Para pemohon menggugat Pasal 59 UU No 39 Tahun 2004 karena dianggap merugikan pemohon. Berdasarkan pasal tersebut, TKI yang telah berakhir perjanjian kerja dan akan memperpanjangnya harus pulang ke Indonesia. Dengan ketentuan ini, pemohon menilai bahwa kepulangan untuk mengurus perpanjangan perjanjian kerja sangat tidak efektif. Selain itu TKI yang pulang ke Indonesia berpotensi kehilangan kesempatan untuk bekerja pada majikan yang sama.

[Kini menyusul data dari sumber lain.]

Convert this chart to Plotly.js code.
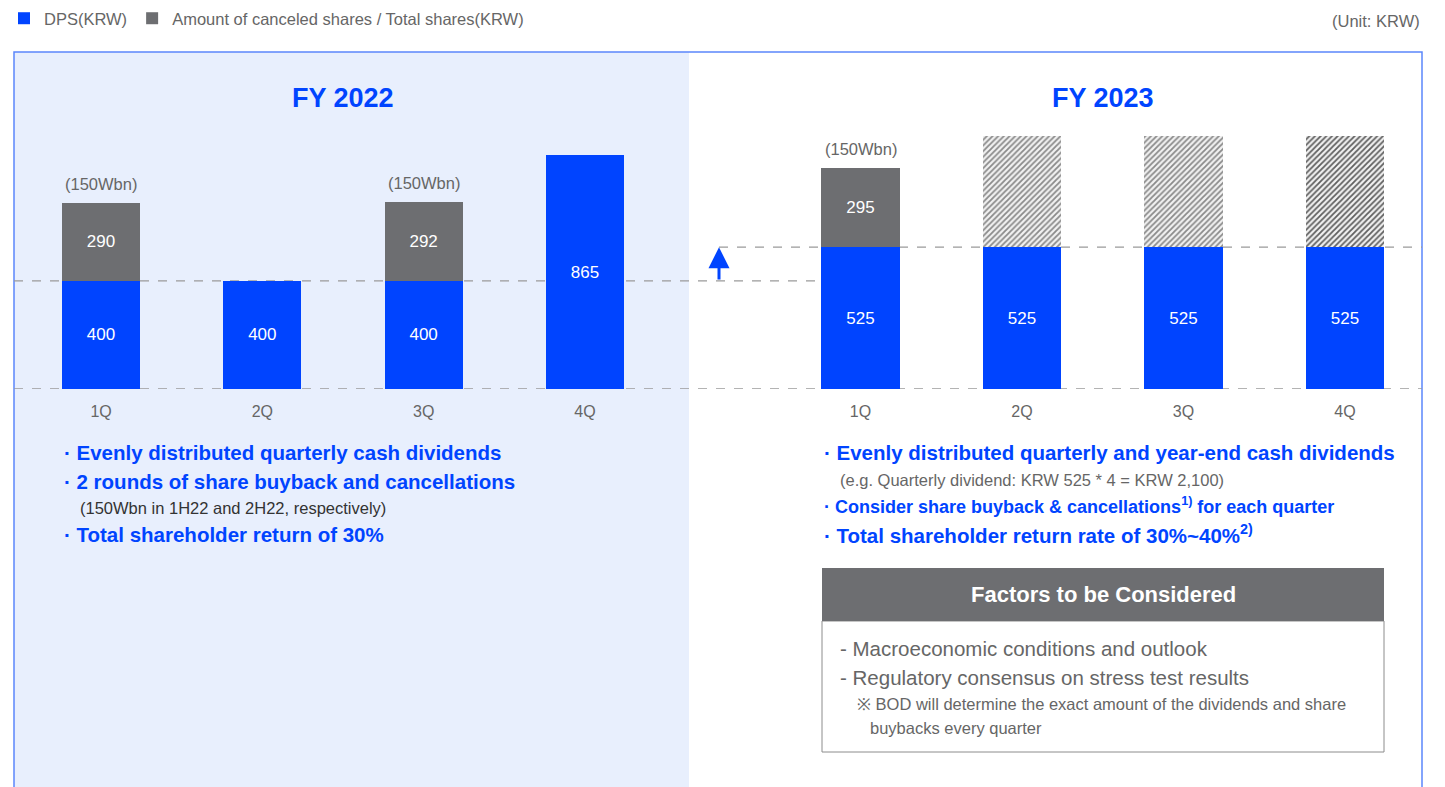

Pemohon beranggapan seorang TKI tidaklah perlu balik ke Indonesia. Perpanjangan perjanjian kerja dapat dikuasakan kepada keluarga maupun pengacara. Apalagi banyak TKI yang pulang ke Indonesia dikenakan pungli oleh aparat dan birokrasi yang berbelit-belit sehingga menghambat untuk kembali ke tempat kerja sebelumnya.


Untuk perpanjangan visa kerja TKI, akan lebih efektif jika perpanjangan visa diurus oleh perwakilan pemerintah Indonesia melalui Kedutaan Besar RI agar TKI tidak perlu lagi pulang ke Indonesia terlebih dahulu. Karena untuk memperpanjang perjanjian kerja, dibutuhkan dokumen seperti visa, padahal masa berlaku visa tidak selalu sama dengan perjanjian kerja TKI.

Hakim Konstitusi Maria Farida Indrati mengatakan, pasal 59 memunculkan kesan diskriminasi karena para pemohon bekerja pada pengguna perseorangan yang ditempatkan oleh Pelaksana Penempatan Tenaga Kerja Indonesia Swasta (PPTKIS) melalui mitra usaha di negara tujuan.

"TKI yang bekerja pada pengguna perseorangan diwajibkan pulang terlebih dahulu ke Indonesia jika perjanjian kerjanya berakhir dan akan memperpanjang perjanjian kerja, sementara TKI yang bekerja selain pengguna perseorangan tidak terkena kewajiban tersebut," jelasnya.

Hakim Konstitusi Arief Hidayat menyatakan, ketentuan yang demikian menjadi tidak efektif dan efisien selama belum didukung dengan kemudahan dan kecepatan pengurusan visa serta prioritas untuk bekerja pada tempat yang sama ketika dilakukan perpanjangan perjanjian kerja. "Mahkamah tidak menemukan argumentasi yang kuat mengapa TKI yang bekerja pada pengguna perseorangan harus pulang terlebih dahulu ke Indonesia jika akan melakukan perpanjangan perjanjian kerja," jelasnya.

Ketentuan pasal 59 UU No. 39 Tahun 2004 justru memunculkan potensi kerugian pada TKI yang bekerja pada pengguna perseorangan, terutama potensi kesulitan bagi TKI bersangkutan untuk kembali bekerja pada tempat kerja yang sama. "Berdasarkan pertimbangan hukum, MK  berpendapat ketentuan Pasal 59 UU No. 39 Tahun 2004 telah menghalangi hak para pemohon untuk diperlakukan sama dihadapan hukum serta melanggar hak warga negara atas pekerjaan dan penghidupan yang layak bagi kemanusiaan," ujar Arif.